WHAT IS REQUIRED – Begin with the first line and repeat exactly through the line containing "(0,\yy) rectangle (6,\yy+1);"; leave every image out.

INFORMATION SHOWN –
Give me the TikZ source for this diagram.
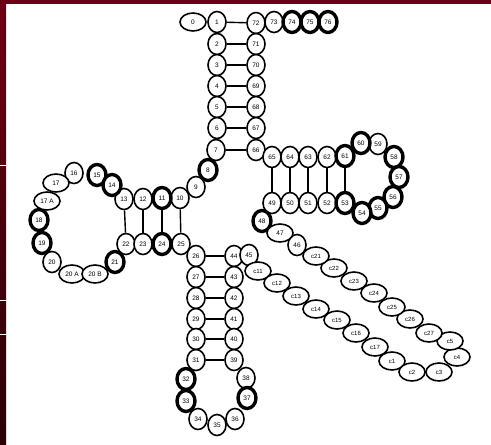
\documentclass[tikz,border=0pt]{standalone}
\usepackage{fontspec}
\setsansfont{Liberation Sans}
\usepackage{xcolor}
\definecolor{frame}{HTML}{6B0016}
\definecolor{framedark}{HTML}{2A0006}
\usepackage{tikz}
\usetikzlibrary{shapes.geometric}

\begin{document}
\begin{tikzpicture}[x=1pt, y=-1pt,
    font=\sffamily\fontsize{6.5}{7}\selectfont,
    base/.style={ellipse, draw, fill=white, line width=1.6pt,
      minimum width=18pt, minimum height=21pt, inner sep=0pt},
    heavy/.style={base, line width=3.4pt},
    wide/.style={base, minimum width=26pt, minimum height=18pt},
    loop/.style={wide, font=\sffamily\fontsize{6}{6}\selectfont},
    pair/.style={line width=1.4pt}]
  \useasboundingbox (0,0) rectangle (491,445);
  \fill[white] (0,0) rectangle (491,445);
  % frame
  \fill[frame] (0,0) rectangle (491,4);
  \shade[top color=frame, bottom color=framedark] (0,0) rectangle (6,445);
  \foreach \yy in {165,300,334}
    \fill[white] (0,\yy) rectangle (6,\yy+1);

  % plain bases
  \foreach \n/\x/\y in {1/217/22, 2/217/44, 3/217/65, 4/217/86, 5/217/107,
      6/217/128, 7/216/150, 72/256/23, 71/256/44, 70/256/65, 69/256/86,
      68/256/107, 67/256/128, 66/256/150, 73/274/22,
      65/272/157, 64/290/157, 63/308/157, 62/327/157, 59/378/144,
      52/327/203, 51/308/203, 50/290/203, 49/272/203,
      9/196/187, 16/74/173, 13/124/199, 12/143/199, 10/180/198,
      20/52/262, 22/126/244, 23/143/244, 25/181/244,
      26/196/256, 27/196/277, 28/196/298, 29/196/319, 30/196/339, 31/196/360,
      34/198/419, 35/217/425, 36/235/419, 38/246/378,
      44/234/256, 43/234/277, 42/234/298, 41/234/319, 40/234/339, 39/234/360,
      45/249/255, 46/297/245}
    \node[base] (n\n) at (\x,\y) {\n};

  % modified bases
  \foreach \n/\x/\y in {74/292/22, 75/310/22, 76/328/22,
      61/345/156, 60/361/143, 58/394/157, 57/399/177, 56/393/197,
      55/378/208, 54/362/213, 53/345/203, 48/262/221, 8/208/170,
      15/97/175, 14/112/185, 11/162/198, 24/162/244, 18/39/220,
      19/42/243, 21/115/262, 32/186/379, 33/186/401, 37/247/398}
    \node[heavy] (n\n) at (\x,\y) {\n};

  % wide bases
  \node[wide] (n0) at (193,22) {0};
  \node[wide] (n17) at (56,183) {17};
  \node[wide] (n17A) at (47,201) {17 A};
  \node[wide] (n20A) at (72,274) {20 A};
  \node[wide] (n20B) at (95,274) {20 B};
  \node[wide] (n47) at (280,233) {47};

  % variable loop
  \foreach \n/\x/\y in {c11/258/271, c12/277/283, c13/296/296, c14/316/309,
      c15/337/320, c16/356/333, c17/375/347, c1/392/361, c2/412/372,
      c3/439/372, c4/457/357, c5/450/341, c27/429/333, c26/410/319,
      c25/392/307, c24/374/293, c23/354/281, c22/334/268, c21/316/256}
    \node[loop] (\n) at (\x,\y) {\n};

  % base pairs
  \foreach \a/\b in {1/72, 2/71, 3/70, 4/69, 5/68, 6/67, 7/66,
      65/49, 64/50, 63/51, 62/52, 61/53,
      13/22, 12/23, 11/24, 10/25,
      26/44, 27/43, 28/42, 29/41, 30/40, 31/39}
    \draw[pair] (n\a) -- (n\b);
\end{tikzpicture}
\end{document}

RESPONSE –
Give me the TikZ source for this diagram.
\documentclass[tikz,border=0pt]{standalone}
\usepackage{fontspec}
\setsansfont{Liberation Sans}
\usepackage{xcolor}
\definecolor{frame}{HTML}{6B0016}
\definecolor{framedark}{HTML}{2A0006}
\usepackage{tikz}
\usetikzlibrary{shapes.geometric}

\begin{document}
\begin{tikzpicture}[x=1pt, y=-1pt,
    font=\sffamily\fontsize{6.5}{7}\selectfont,
    base/.style={ellipse, draw, fill=white, line width=1.6pt,
      minimum width=18pt, minimum height=21pt, inner sep=0pt},
    heavy/.style={base, line width=3.4pt},
    wide/.style={base, minimum width=26pt, minimum height=18pt},
    loop/.style={wide, font=\sffamily\fontsize{6}{6}\selectfont},
    pair/.style={line width=1.4pt}]
  \useasboundingbox (0,0) rectangle (491,445);
  \fill[white] (0,0) rectangle (491,445);
  % frame
  \fill[frame] (0,0) rectangle (491,4);
  \shade[top color=frame, bottom color=framedark] (0,0) rectangle (6,445);
  \foreach \yy in {165,300,334}
    \fill[white] (0,\yy) rectangle (6,\yy+1);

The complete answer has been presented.